Nigerian police name blast suspects
Abuja - Nigerian police named two men as masterminds of two deadly independence day car bombings after President Goodluck Jonathan said a "small terrorist group" based abroad was behind the attacks.
Police said on Sunday the perpetrators had intended to "commit mass murder" and distributed photos and other details of the two suspects, identifying them as Nigerian citizens Chima Orlu and Ben Jessy.
"An arrest has been made by the police in connection with the incident," the police statement said.
It also provided a death toll of 10 from the blasts, despite Abuja police having given the figure as 12.
The attacks near celebrations marking the west African nation's 50 years of independence were followed by a claim of responsibility by Nigeria's main rebel group.
But Jonathan said the perpetrators were "a small terrorist group that resides outside Nigeria that was paid by some people...

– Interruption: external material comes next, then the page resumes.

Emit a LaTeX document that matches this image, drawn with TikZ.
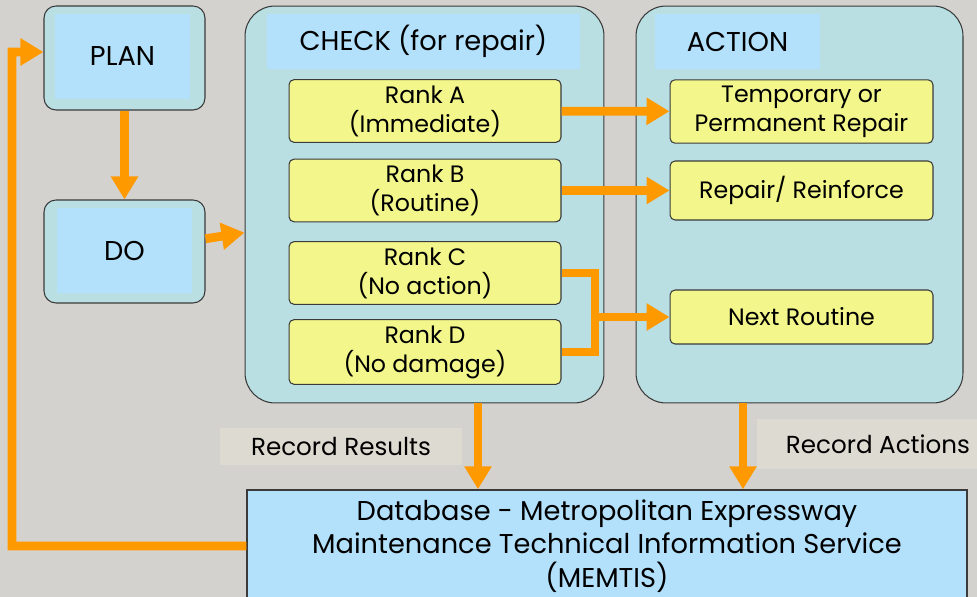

"We are on their trail and I promise Nigerians that the matter will be investigated to the last, and until everybody that is connected is brought to book, we will not rest. Government will no longer condone this culture of impunity."
Statements in the name of Nigerian militant group Mend have claimed responsibility for the bombings, but Jonathan seemed to cast doubt on the author of the claim.
"There was a statement purported to have been written by Mend, but investigations show that members of Mend have said they don't know about it," the president said.
"Anybody who thinks that he can come under the cover of Niger Delta struggle to perpetrate violence and criminality, your time is over. We will no longer tolerate it, we will not accept it, the security agents are on their trail, and Nigerians will soon know the actors behind this evil."
Mend - the Movement for the Emancipation of the Niger Delta - has claimed to be fighting for a fairer distribution of oil revenue.
It has carried out scores of attacks in the Niger Delta, the country's main oil-producing region, but an amnesty deal offered by the government in 2009 has greatly reduced the unrest.
The group, which has been seen as an umbrella organisation for criminal gangs and which police have called "amorphous", had never before struck in the capital and rarely caused such a high number of casualties.
The attack also came ahead of elections due early in 2011.
A statement attributed to Mend sent to media outlets about an hour before the bombs went off warned of the attacks. Further statements claimed responsibility and said authorities were given a five-day advance warning.
The statements are always signed by Jomo Gbomo, believed to be an alias, and come from the same email address.
A spokesperson for the Nigerian intelligence service said authorities were aware of warnings purportedly from the group a number of days before the blasts and security was tightened.
After the attacks, an ex-Mend leader, Henry Okah, was arrested in SA under the country's terrorism and related offences laws. He has not yet been charged and is due to appear in court on Monday, his lawyer said.
He has denied any involvement in the car bombings, according to his lawyer, Piet du Plessis.
Okah was arrested in Angola three years ago and later transferred to Nigerian custody. He was released last year as part of the amnesty programme and has a home in SA.
Another statement in the name of Mend on Saturday said that "Okah has never been involved in any Mend operations but has always been blamed for every attack, which is strange to us".